Getting Out Of Credit Card Debt

Now that the nation is fully aware of how much debt we are facing as a country and individuals the time has come for each person to address their own personal finance demons.  The one thing that commonly holds consumers back from achieving their financial goals is high interest credit card debt.  Statistics vary on how much debt each household is currently carrying but the sad truth is many people are living paycheck to paycheck just trying to make ends meet.  When credit card payments and living expenses are paid, there are many households that have nothing left for savings or enjoying the small things in life.  The only way to stop the cycle is by eliminating your credit card debt once and for all, freeing up much needed money for other aspects of your life.

Ditching Your Debt


Getting out of credit card debt is neither easy nor fun but it is necessary to avoid a lifetime of financial trouble.  Depending on your personal situation and level of debt there are several ways to approach debt elimination. 
 

  • Do it yourself method-  One of the hardest yet most recommended ways to get out of credit card debt includes good old fashioned hard work and sacrifice.  This method is best suited for people who have the ability to reduce spending in areas of their life and apply that money toward debt payments.  This approach only works if you can aggressively tackle at least one debt at at time.
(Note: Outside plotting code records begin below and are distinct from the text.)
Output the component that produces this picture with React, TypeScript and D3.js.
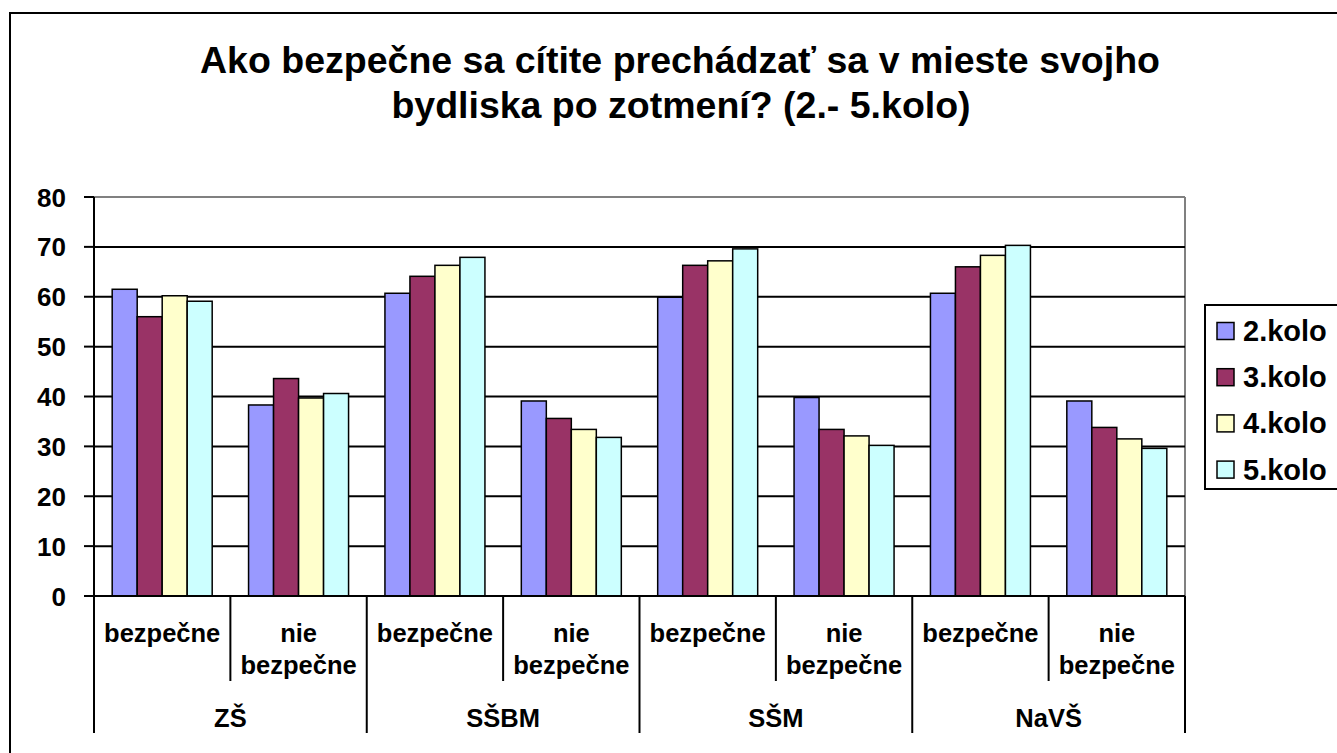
import React, { useRef, useEffect } from 'react';
import * as d3 from 'd3';

const groups = ['ZŠ', 'SŠBM', 'SŠM', 'NaVŠ'];
const answers = [['bezpečne'], ['nie', 'bezpečne']];
const series = ['2.kolo', '3.kolo', '4.kolo', '5.kolo'];
const colors = ['#9999FF', '#993366', '#FFFFCC', '#CCFFFF'];
const yTicks = [0, 10, 20, 30, 40, 50, 60, 70, 80];

// one row per round, 8 values: group x answer
const kolo2 = [61.5, 38.3, 60.7, 39.1, 59.9, 39.8, 60.7, 39.1];
const kolo3 = [56.0, 43.6, 64.1, 35.6, 66.3, 33.4, 66.0, 33.8];
const kolo4 = [60.2, 39.7, 66.3, 33.4, 67.2, 32.1, 68.3, 31.5];
const kolo5 = [59.1, 40.6, 67.9, 31.8, 69.6, 30.2, 70.3, 29.6];
const values = [kolo2, kolo3, kolo4, kolo5];

export default function App() {
  const ref = useRef<SVGSVGElement>(null);

  useEffect(() => {
    const svg = d3.select(ref.current);
    svg.selectAll('*').remove();

    const left = 94, right = 1185, top = 197, bottom = 596;
    const font = 'Arial, "Liberation Sans", sans-serif';

    // outer frame
    svg.append('rect')
      .attr('x', 10).attr('y', 13)
      .attr('width', 1400).attr('height', 800)
      .attr('fill', 'white').attr('stroke', '#000').attr('stroke-width', 2);

    const title = svg.append('text')
      .attr('text-anchor', 'middle')
      .attr('font-family', font).attr('font-weight', 'bold')
      .attr('font-size', 37.5).attr('fill', '#000');
    title.append('tspan').attr('x', 680).attr('y', 73)
      .text('Ako bezpečne sa cítite prechádzať sa v mieste svojho');
    title.append('tspan').attr('x', 681).attr('y', 118)
      .text('bydliska po zotmení? (2.- 5.kolo)');

    const cats = d3.range(8);
    const x = d3.scaleBand<number>().domain(cats).range([left, right]);
    const barW = 25;
    const y = d3.scaleLinear().domain([0, 80]).range([bottom, top]);

    // plot border (grey top / right)
    svg.append('line').attr('x1', left).attr('x2', right).attr('y1', top).attr('y2', top)
      .attr('stroke', '#808080').attr('stroke-width', 2);
    svg.append('line').attr('x1', right).attr('x2', right).attr('y1', top).attr('y2', bottom)
      .attr('stroke', '#808080').attr('stroke-width', 2);

    // gridlines
    svg.selectAll('.grid')
      .data(yTicks.filter(t => t > 0 && t < 80))
      .enter()
      .append('line')
      .attr('x1', left).attr('x2', right)
      .attr('y1', d => y(d)).attr('y2', d => y(d))
      .attr('stroke', '#000').attr('stroke-width', 2);

    // bars
    cats.forEach(c => {
      const x0 = x(c)! + (x.bandwidth() - barW * series.length) / 2;
      series.forEach((s, i) => {
        const v = values[i][c];
        svg.append('rect')
          .attr('x', x0 + i * barW)
          .attr('y', y(v))
          .attr('width', barW)
          .attr('height', y(0) - y(v))
          .attr('fill', colors[i])
          .attr('stroke', '#000')
          .attr('stroke-width', 1.5);
      });
    });

    // y axis
    svg.append('line').attr('x1', left).attr('x2', left).attr('y1', top).attr('y2', bottom)
      .attr('stroke', '#000').attr('stroke-width', 2);
    svg.selectAll('.ytick')
      .data(yTicks)
      .enter()
      .append('line')
      .attr('x1', left - 10).attr('x2', left)
      .attr('y1', d => y(d)).attr('y2', d => y(d))
      .attr('stroke', '#000').attr('stroke-width', 2);
    svg.selectAll('.ylabel')
      .data(yTicks)
      .enter()
      .append('text')
      .attr('x', 66).attr('y', d => y(d) + 9.5)
      .attr('text-anchor', 'end')
      .attr('font-family', font).attr('font-weight', 'bold').attr('font-size', 26)
      .text(d => d);

    // x axis
    svg.append('line').attr('x1', left).attr('x2', right).attr('y1', bottom).attr('y2', bottom)
      .attr('stroke', '#000').attr('stroke-width', 2);
    d3.range(9).forEach(i => {
      const xx = i < 8 ? x(i)! : right;
      const long = i % 2 === 0;
      svg.append('line').attr('x1', xx).attr('x2', xx)
        .attr('y1', bottom).attr('y2', long ? 733 : 681)
        .attr('stroke', '#000').attr('stroke-width', 2);
    });

    cats.forEach(c => {
      const lines = answers[c % 2];
      const cx = x(c)! + x.bandwidth() / 2;
      lines.forEach((l, j) => {
        svg.append('text')
          .attr('x', cx).attr('y', 642 + j * 32)
          .attr('text-anchor', 'middle')
          .attr('font-family', font).attr('font-weight', 'bold').attr('font-size', 25.5)
          .text(l);
      });
    });
    groups.forEach((g, k) => {
      const cx = (x(k * 2)! + (k * 2 + 2 < 8 ? x(k * 2 + 2)! : right)) / 2;
      svg.append('text')
        .attr('x', cx).attr('y', 727)
        .attr('text-anchor', 'middle')
        .attr('font-family', font).attr('font-weight', 'bold').attr('font-size', 25.5)
        .text(g);
    });

    // legend
    const lg = svg.append('g');
    lg.append('rect')
      .attr('x', 1205).attr('y', 305).attr('width', 200).attr('height', 184)
      .attr('fill', 'white').attr('stroke', '#000').attr('stroke-width', 2);
    series.forEach((s, i) => {
      const cy = 331 + i * 46.2;
      lg.append('rect')
        .attr('x', 1217).attr('y', cy - 8.5).attr('width', 17).attr('height', 17)
        .attr('fill', colors[i]).attr('stroke', '#000').attr('stroke-width', 1.5);
      lg.append('text')
        .attr('x', 1243).attr('y', cy + 10)
        .attr('font-family', font).attr('font-weight', 'bold').attr('font-size', 29)
        .text(s);
    });
  }, []);

  return (
    <svg ref={ref} width={1337} height={753}
      style={{ position: 'absolute', left: 0, top: 0, background: 'white' }} />
  );
}
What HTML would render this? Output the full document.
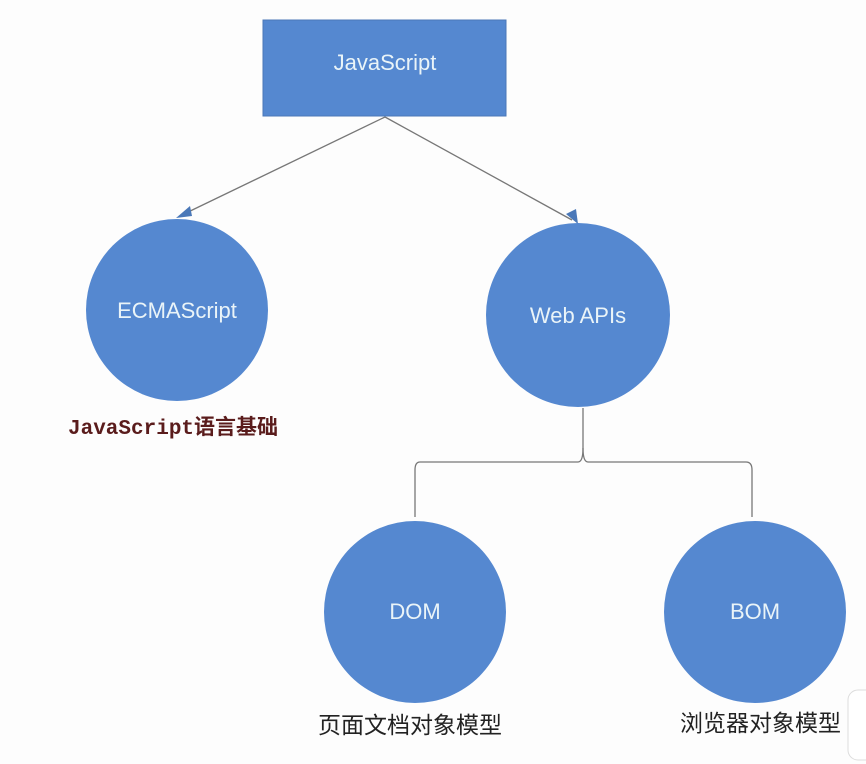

If you are only able to make the minimum payments, then you may want to consider other options to eliminate your debt.  If you are able to apply more money toward your payments, that is the best route you can take to reduce your debt while leaving your credit intact.
  • Debt consolidation-  Some people choose to consolidate debt by either joining a credit counseling agency or taking a consolidation loan.  The concept is the same however the process is much different for each.  A consolidation loan normally is only given to people who have some form of collateral such as their home or other assets.  Using the loan to pay off high interest credit card debt can result in lower monthly payments which make it an affordable way to reduce debt.  Credit counseling agencies on the other hand will negotiate with your creditors to reduce interest rates and waive fees.  You make one payment to the program which is then dispersed to individual creditors to pay your debt.  Again, your monthly payment is often lower and more money is going toward your principle making it possible to repay your debt in a timely manner.  Both options have risks which you should consider before moving forward.
  • Debt settlement-  A risky move for credit card holders is attempting to negotiate a lower payoff on current credit card balances.  This option is legal and should be considered by individuals who have no reasonable way to make structured payments to repay their debt.  If your creditor agrees to a settlement you make one lump sum payment for less than the amount you owe and your debt is considered paid.  Again, there are negative consequences to this method which should be carefully considered before enrolling in a program to settle your debt.
  • Bankruptcy-  Filing for bankruptcy is the last resort for individuals who can no longer meet their financial obligations.  Your debt may be forgiven or you may have some of your assets sold to repay creditors.  In any case filing for bankruptcy will have a lasting and damaging effect on your credit and carries with it a social stigma that many find hard to live with in the years following a bankruptcy filing.

Getting out of credit card debt is rarely easy or without consequences.  The fact remains that without tackling your debt today you will face years of continual struggle trying to maintain your payments and reach other financial goals.